Were those websites supporting SSL connections, much less TLS 1.2? That would be my question on hardware that old. (In this case, it looks like they offload TLS to Cloudflare, so the machine itself isn't doing any encryption/decryption.)

charcircuit|15 days ago

He offloads TLS to the Proxmox server within their home network. TLS is used between that server and Cloudflare to keep everything safe during transport.

timthorn|14 days ago

Typically, fun memory they'd move to a secure connection for credit card input, but most of the site would be open HTTP - why secure what isn't confidential? Concerns about 3rd parties eavesdropping on the sites you visited weren't a big thing at the turn of the century.

pjmlp|14 days ago

Yes, already back most people would not be putting their credit card details just like that.

lproven|14 days ago

> It baffles me that anyone would consider this a question at all.

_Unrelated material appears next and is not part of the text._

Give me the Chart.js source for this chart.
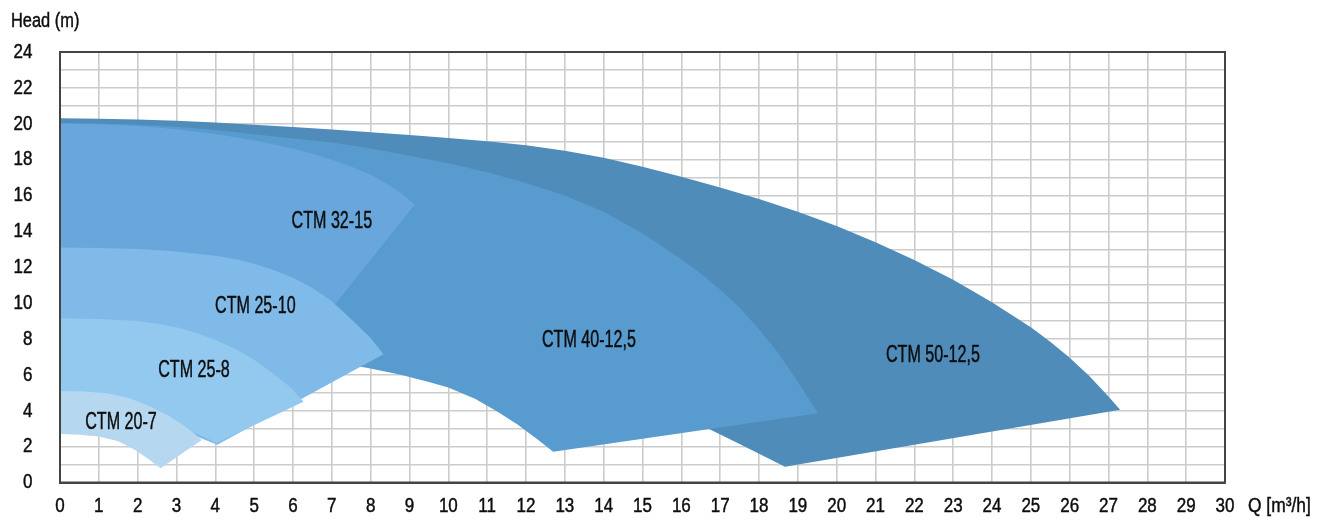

Thank you for saying this. I read this article a few days ago and felt the same: it's a 64-bit gigahertz-class RISC purporse designed internet server with a gig of RAM, running a current OS released less than 4 months ago.

OF COURSE it can host a website. A hundred active ones at once, I should think.

pjmlp|14 days ago

Same here, I was more of a big iron UNIX guy on those days, the Linux server we had at the office was for hosting MP3 files and as Quake server for the occasional LAN parties.

Aix, HP-UX and Solaris, alongside Windows NT/2000 were our production server operating systems.